Low-Reynolds-number rising of a bubble near a free surface at vanishing Bond number

Abstract

This work considers a nearly spherical bubble and a nearly flat free surface interacting under buoyancy at vanishing Bond number Bo. For each perturbed surface, the deviation from the unperturbed shape is asymptotically obtained at leading order on Bo. The task appeals to the normal traction exerted on the unperturbed surface by the Stokes flow due to a spherical bubble translating toward a flat free surface. The free surface problem is then found to be well-posed and to admit a solution in closed form when gravity is still present in the linear differential equation governing the perturbed profile through a term proportional to Bo. In contrast, the bubble problem amazingly turns out to be over-determined.
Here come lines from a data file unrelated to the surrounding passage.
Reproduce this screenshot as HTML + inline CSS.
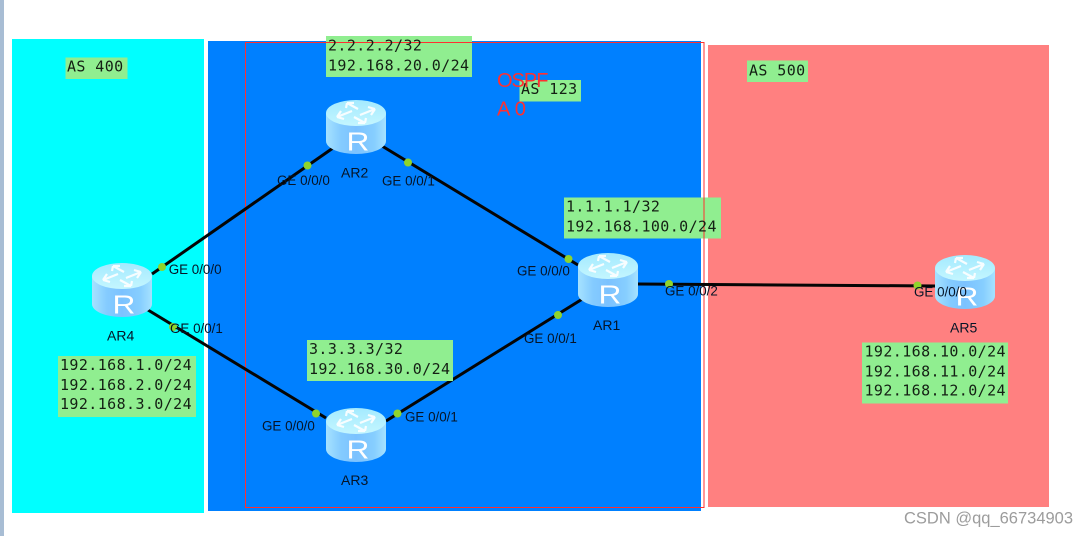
<!DOCTYPE html>
<html>
<head>
<meta charset="utf-8">
<style>
html,body{margin:0;padding:0;background:#fff;width:1089px;height:536px;overflow:hidden}
svg{display:block;filter:blur(.35px)}
.m{font-family:"DejaVu Sans Mono","Liberation Mono",monospace;font-size:15px;letter-spacing:.4px;fill:#142014}
.g{font-family:"Liberation Sans",sans-serif;font-size:13.4px;fill:#061426}
.n{font-family:"Liberation Sans",sans-serif;font-size:14px;fill:#061426}
.r{font-family:"Liberation Sans",sans-serif;font-size:20px;fill:#ff3030}
.w{font-family:"Liberation Sans",sans-serif;font-size:16.5px;fill:#9c9c9c}
.b{fill:#90ee90}
.d{fill:#8fd42c}
.l{stroke:#050505;stroke-width:3;fill:none}
</style>
</head>
<body>
<svg width="1089" height="536" viewBox="0 0 1089 536" xmlns="http://www.w3.org/2000/svg">
<defs>
<linearGradient id="body" x1="0" x2="1" y1="0" y2="0">
<stop offset="0" stop-color="#a6e2ff"/>
<stop offset=".25" stop-color="#84cbff"/>
<stop offset=".5" stop-color="#7cc2ff"/>
<stop offset=".8" stop-color="#86ceff"/>
<stop offset="1" stop-color="#a6e2ff"/>
</linearGradient>
<linearGradient id="top" x1="0" x2="0" y1="0" y2="1">
<stop offset="0" stop-color="#a4eaff"/>
<stop offset="1" stop-color="#c4f6ff"/>
</linearGradient>
<g id="router">
<path d="M0 13 V41 A30 13 0 0 0 60 41 V13 Z" fill="url(#body)"/>
<ellipse cx="30" cy="13" rx="30" ry="13" fill="url(#top)"/>
<g stroke="#fff" stroke-width="2.200" fill="none" opacity=".9">
<path d="M11 17 L26 11 M11 17 L15 11 M11 17 L18 19"/>
<path d="M49 9 L34 15 M49 9 L45 15 M49 9 L42 7"/>
<path d="M21 3 L32 9 M21 3 L20 8 M21 3 L28 3"/>
<path d="M39 23 L28 17 M39 23 L40 18 M39 23 L32 23"/>
</g>
<text x="0" y="50.700" font-family="Liberation Sans, sans-serif" font-size="26" fill="#fff" transform="translate(20.500 0) scale(1.22 1)">R</text>
</g>
</defs>

<rect x="0" y="0" width="4" height="536" fill="#a8bdd4"/>
<rect x="12" y="39" width="192" height="474" fill="#00ffff"/>
<rect x="208" y="41" width="493" height="470" fill="#0080ff"/>
<rect x="708" y="45" width="341" height="462" fill="#ff8080"/>
<rect x="245.500" y="42.500" width="458.500" height="465" fill="none" stroke="#ff3030" stroke-width="1"/>

<line class="l" x1="152" y1="274" x2="333" y2="148"/>
<line class="l" x1="382" y1="146" x2="578" y2="265"/>
<line class="l" x1="148" y1="310" x2="326" y2="418"/>
<line class="l" x1="386" y1="421" x2="584" y2="298"/>
<line class="l" x1="638" y1="284" x2="935" y2="286"/>

<use href="#router" x="326" y="100"/>
<use href="#router" x="92" y="263"/>
<use href="#router" x="326" y="408"/>
<use href="#router" x="578" y="253"/>
<use href="#router" x="935" y="255"/>

<rect class="b" x="65.500" y="57.500" width="62" height="21.500"/>
<rect class="b" x="747" y="60.500" width="61" height="21.500"/>
<rect class="b" x="519.500" y="80" width="61.500" height="21.500"/>
<rect class="b" x="326" y="36" width="146" height="41"/>
<rect class="b" x="564" y="197.500" width="157" height="41"/>
<rect class="b" x="307" y="340" width="146" height="41"/>
<rect class="b" x="58" y="356" width="138" height="61"/>
<rect class="b" x="862" y="342.500" width="146" height="61"/>

<line x1="326" y1="42.500" x2="472" y2="42.500" stroke="#ff3030" stroke-width="1"/>
<line x1="704" y1="197.500" x2="704" y2="238.500" stroke="#ff3030" stroke-width="1"/>

<text class="m" x="67" y="71.700">AS 400</text>
<text class="m" x="749" y="75.500">AS 500</text>
<text class="m" x="521" y="94">AS 123</text>
<text class="m" x="328" y="50.700">2.2.2.2/32</text>
<text class="m" x="328" y="70.700">192.168.20.0/24</text>
<text class="m" x="566" y="211.700">1.1.1.1/32</text>
<text class="m" x="566" y="231.700">192.168.100.0/24</text>
<text class="m" x="309" y="354">3.3.3.3/32</text>
<text class="m" x="309" y="374">192.168.30.0/24</text>
<text class="m" x="60" y="370">192.168.1.0/24</text>
<text class="m" x="60" y="390">192.168.2.0/24</text>
<text class="m" x="60" y="409">192.168.3.0/24</text>
<text class="m" x="864.500" y="356.700">192.168.10.0/24</text>
<text class="m" x="864.500" y="376.700">192.168.11.0/24</text>
<text class="m" x="864.500" y="395.500">192.168.12.0/24</text>

<circle class="d" cx="307.500" cy="165.500" r="4"/>
<circle class="d" cx="408" cy="162.500" r="4"/>
<circle class="d" cx="568.500" cy="259" r="4"/>
<circle class="d" cx="669" cy="284" r="4"/>
<circle class="d" cx="162" cy="267" r="4"/>
<circle class="d" cx="173" cy="327" r="4"/>
<circle class="d" cx="316" cy="413.500" r="4"/>
<circle class="d" cx="397.500" cy="413.500" r="4"/>
<circle class="d" cx="558" cy="315" r="4"/>
<circle class="d" cx="917.500" cy="285.500" r="4"/>

<text class="g" x="277" y="185">GE 0/0/0</text>
<text class="g" x="382" y="185.500">GE 0/0/1</text>
<text class="g" x="517" y="275.500">GE 0/0/0</text>
<text class="g" x="665" y="295.500">GE 0/0/2</text>
<text class="g" x="168.700" y="274">GE 0/0/0</text>
<text class="g" x="170" y="333">GE 0/0/1</text>
<text class="g" x="262" y="430.500">GE 0/0/0</text>
<text class="g" x="405" y="421.500">GE 0/0/1</text>
<text class="g" x="524" y="343">GE 0/0/1</text>
<text class="g" x="914" y="296.500">GE 0/0/0</text>

<text class="n" x="341" y="177.700">AR2</text>
<text class="n" x="107" y="340.700">AR4</text>
<text class="n" x="341" y="485">AR3</text>
<text class="n" x="593" y="330">AR1</text>
<text class="n" x="950" y="332.700">AR5</text>

<text class="r" x="497" y="87" letter-spacing="-1">OSPF</text>
<text class="r" x="497" y="115.500">A 0</text>

<text class="w" x="904" y="523.500">CSDN @qq_66734903</text>
</svg>
</body>
</html>
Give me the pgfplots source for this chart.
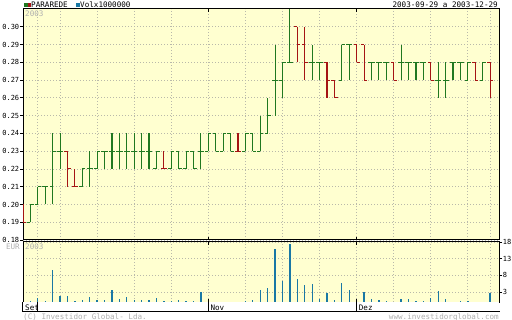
\documentclass[border=0pt]{standalone}
\usepackage{fontspec}
\setmainfont{DejaVu Sans Mono}
\usepackage{pgfplots}
\usepackage{pgfplotstable}
\pgfplotsset{compat=1.18}
\definecolor{bg}{RGB}{255,255,208}
\definecolor{gbar}{RGB}{32,120,32}
\definecolor{rbar}{RGB}{165,20,20}
\definecolor{vbar}{RGB}{25,120,165}
\definecolor{gridc}{RGB}{185,185,170}
\definecolor{ltxt}{RGB}{175,175,175}

\pgfplotstableread{
i O H L C
1 0.19 0.20 0.19 0.20
2 0.20 0.21 0.20 0.21
3 0.21 0.21 0.20 0.21
4 0.21 0.24 0.20 0.23
5 0.23 0.24 0.22 0.23
8 0.21 0.22 0.21 0.22
9 0.22 0.23 0.21 0.22
10 0.22 0.23 0.22 0.23
11 0.23 0.23 0.22 0.23
12 0.23 0.24 0.22 0.23
13 0.23 0.24 0.22 0.23
14 0.23 0.24 0.22 0.23
15 0.23 0.24 0.22 0.23
16 0.23 0.24 0.22 0.23
17 0.23 0.24 0.22 0.23
18 0.22 0.23 0.22 0.23
20 0.22 0.23 0.22 0.23
21 0.23 0.23 0.22 0.22
22 0.22 0.23 0.22 0.23
23 0.23 0.23 0.22 0.22
24 0.23 0.24 0.22 0.23
25 0.23 0.24 0.23 0.24
26 0.24 0.24 0.23 0.23
27 0.23 0.24 0.23 0.24
28 0.24 0.24 0.23 0.23
30 0.23 0.24 0.23 0.24
31 0.24 0.24 0.23 0.23
32 0.23 0.25 0.23 0.24
33 0.24 0.26 0.24 0.25
34 0.27 0.29 0.25 0.27
35 0.27 0.28 0.26 0.28
36 0.28 0.31 0.28 0.28
39 0.28 0.29 0.27 0.28
40 0.28 0.28 0.27 0.28
43 0.27 0.29 0.27 0.29
44 0.29 0.29 0.27 0.29
47 0.28 0.28 0.27 0.28
48 0.28 0.28 0.27 0.28
49 0.28 0.28 0.27 0.28
51 0.28 0.29 0.27 0.28
52 0.28 0.28 0.27 0.28
53 0.28 0.28 0.27 0.28
54 0.28 0.28 0.27 0.28
56 0.27 0.28 0.26 0.27
57 0.27 0.28 0.26 0.27
58 0.28 0.28 0.27 0.28
59 0.28 0.28 0.27 0.28
60 0.27 0.28 0.27 0.28
62 0.27 0.28 0.27 0.28
}\greenbars

\pgfplotstableread{
i O H L C
0 0.20 0.20 0.19 0.19
6 0.23 0.23 0.21 0.22
7 0.21 0.22 0.21 0.21
19 0.22 0.23 0.22 0.22
29 0.23 0.24 0.23 0.23
37 0.30 0.30 0.28 0.29
38 0.29 0.30 0.27 0.28
41 0.28 0.28 0.26 0.27
42 0.27 0.27 0.26 0.26
45 0.29 0.29 0.28 0.28
46 0.29 0.29 0.27 0.27
50 0.28 0.28 0.27 0.27
55 0.28 0.28 0.27 0.27
61 0.28 0.28 0.27 0.27
63 0.28 0.28 0.26 0.27
}\redbars

\pgfplotstableread{
i V
0 0
1 0.3
2 1.1
3 0.3
4 9.6
5 1.8
6 1.8
7 0.3
8 0.6
9 1.4
10 0.6
11 0.6
12 3.6
13 0.8
14 1.4
15 0.5
16 0.5
17 0.5
18 1.1
19 0.3
20 0.3
21 0.5
22 0.3
23 0.3
24 2.9
25 0
26 0
27 0
28 0
29 0
30 0.3
31 0.5
32 3.5
33 4.3
34 16.0
35 6.3
36 17.3
37 6.8
38 5.0
39 5.3
40 0.9
41 2.7
42 0.5
43 5.7
44 3.5
45 0
46 3.1
47 0.8
48 0.6
49 0.3
50 0
51 0.8
52 0.8
53 0.2
54 0.3
55 1.1
56 3.2
57 1.0
58 0
59 0.3
60 0.3
61 0
62 0
63 2.7
}\vol

\newcommand{\sm}{\fontsize{7.6bp}{9bp}\selectfont}
\newcommand{\tk}{\fontsize{7bp}{8bp}\selectfont}

\pgfplotsset{
  panel/.style={
    scale only axis, width=476bp, xmin=0, xmax=64.2,
    axis background/.style={fill=bg},
    axis line style={black, line width=1bp},
    xtick={2,5,10,15,20,30,35,40,50,55,60,63}, xticklabels={},
    xtick style={draw=none},
    grid=major,
    major grid style={gridc, line width=0.8bp, dash pattern=on 1bp off 2bp},
    tick align=outside, major tick length=3bp,
    ytick style={black, line width=0.8bp},
    tick label style={font=\tk, inner sep=0.6bp},
    /pgf/number format/assume math mode=true,
    extra x ticks={25,45}, extra x tick labels={},
    extra x tick style={grid=major, tick align=inside, major tick length=3bp,
      xtick style={draw=black, line width=1bp}},
  },
  ohlc/.style={draw=none, mark=none, forget plot},
}

\begin{document}
\begin{tikzpicture}
\useasboundingbox (0,0) rectangle (512bp,320bp);

% main price panel
\begin{axis}[panel, at={(23bp,80bp)}, anchor=south west, height=231bp,
  ymin=0.18, ymax=0.31,
  ytick={0.18,0.19,0.20,0.21,0.22,0.23,0.24,0.25,0.26,0.27,0.28,0.29,0.30},
  ytick pos=left,
  y tick label style={/pgf/number format/fixed, /pgf/number format/fixed zerofill,
    /pgf/number format/precision=2},
]
% green bars
\addplot[ohlc, error bars/.cd, y dir=plus, y explicit, error mark=none,
  error bar style={gbar, line width=1.1bp}]
  table[x=i, y=L, y error expr=\thisrow{H}-\thisrow{L}] {\greenbars};
\addplot[ohlc, error bars/.cd, x dir=minus, x fixed=0.42, error mark=none,
  error bar style={gbar, line width=1.1bp}]
  table[x=i, y=O] {\greenbars};
\addplot[ohlc, error bars/.cd, x dir=plus, x fixed=0.42, error mark=none,
  error bar style={gbar, line width=1.1bp}]
  table[x=i, y=C] {\greenbars};
% red bars
\addplot[ohlc, error bars/.cd, y dir=plus, y explicit, error mark=none,
  error bar style={rbar, line width=1.1bp}]
  table[x=i, y=L, y error expr=\thisrow{H}-\thisrow{L}] {\redbars};
\addplot[ohlc, error bars/.cd, x dir=minus, x fixed=0.42, error mark=none,
  error bar style={rbar, line width=1.1bp}]
  table[x=i, y=O] {\redbars};
\addplot[ohlc, error bars/.cd, x dir=plus, x fixed=0.42, error mark=none,
  error bar style={rbar, line width=1.1bp}]
  table[x=i, y=C] {\redbars};
\end{axis}

% volume panel
\begin{axis}[panel, at={(23bp,18bp)}, anchor=south west, height=60bp,
  ymin=0, ymax=18, ytick={3,8,13,18},
  ytick pos=right, yticklabel pos=right,
]
\addplot[ycomb, draw=vbar, color=vbar, line width=1.3bp, mark=none] table[x=i, y=V] {\vol};
\coordinate (s0) at (axis cs:0,0);
\coordinate (s1) at (axis cs:2,0);
\coordinate (s2) at (axis cs:25,0);
\coordinate (s3) at (axis cs:45,0);
\end{axis}

% date strip
\fill[white] (23bp,8bp) rectangle (499bp,18bp);
\draw[line width=1bp] (22.5bp,18bp) -- (22.5bp,8bp) -- (499.5bp,8bp);
\foreach \c in {s1,s2,s3} \draw[line width=1bp] (\c) -- ++(0,-10bp);
\node[anchor=west, inner sep=0pt, font=\sm] at ([xshift=2bp,yshift=-5.5bp]s0) {Set};
\node[anchor=west, inner sep=0pt, font=\sm] at ([xshift=2bp,yshift=-5.5bp]s2) {Nov};
\node[anchor=west, inner sep=0pt, font=\sm] at ([xshift=2bp,yshift=-5.5bp]s3) {Dez};

% in-panel labels
\node[anchor=north west, inner sep=0pt, font=\sm, text=ltxt] at (25bp,309bp) {2003};
\node[anchor=north west, inner sep=0pt, font=\sm, text=ltxt] at (25bp,76bp) {2003};
\node[anchor=north east, inner sep=0pt, font=\sm, text=ltxt] at (20bp,76bp) {EUR};

% header
\fill[gbar] (24bp,313bp) rectangle (27.5bp,316.5bp);
\fill[rbar] (27.5bp,313bp) rectangle (31bp,316.5bp);
\node[anchor=base west, inner sep=0pt, font=\sm] at (31bp,312.5bp) {PARAREDE};
\fill[vbar] (76bp,313bp) rectangle (79.5bp,316.5bp);
\node[anchor=base west, inner sep=0pt, font=\sm] at (80bp,312.5bp) {Volx1000000};
\node[anchor=base east, inner sep=0pt, font=\sm] at (498bp,312.5bp) {2003-09-29 a 2003-12-29};

% footer
\node[anchor=base west, inner sep=0pt, font=\sm, text=ltxt] at (23bp,0.5bp) {(C) Investidor Global- Lda.};
\node[anchor=base east, inner sep=0pt, font=\sm, text=ltxt] at (499bp,0.5bp) {www.investidorglobal.com};
\end{tikzpicture}
\end{document}
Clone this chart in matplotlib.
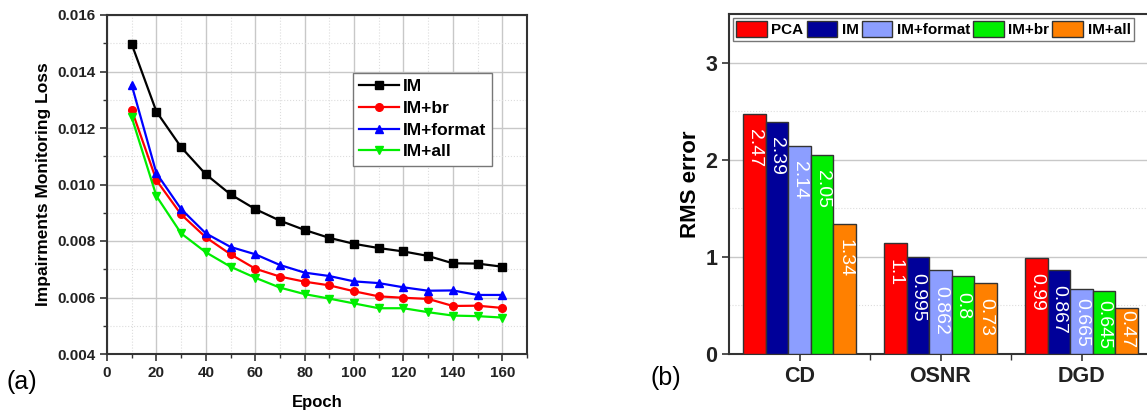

It however becomes well-posed if the requirement of horizontal tangent planes at the perturbed bubble north and south poles is discarded or if the term proportional to Bo is omitted. Both previous approaches turn out to predict for a small Bond number, quite close solutions except in the very vicinity of the bubble poles. The numerical solution of the proposed asymptotic analysis shows in the overlapping range Bo=O(0.1) and for both the bubble and the free surface perturbed shapes, a good agreement with a quite different boundary element approach developed in Pigeonneau and Sellier [“Low-Reynolds-number gravity-driven migration and deformation of bubbles near a free surface,” Phys. Fluids 23, 092102 (2011)]. It also provides approximated bubble and free surface shapes whose sensitivity to the bubble location is examined.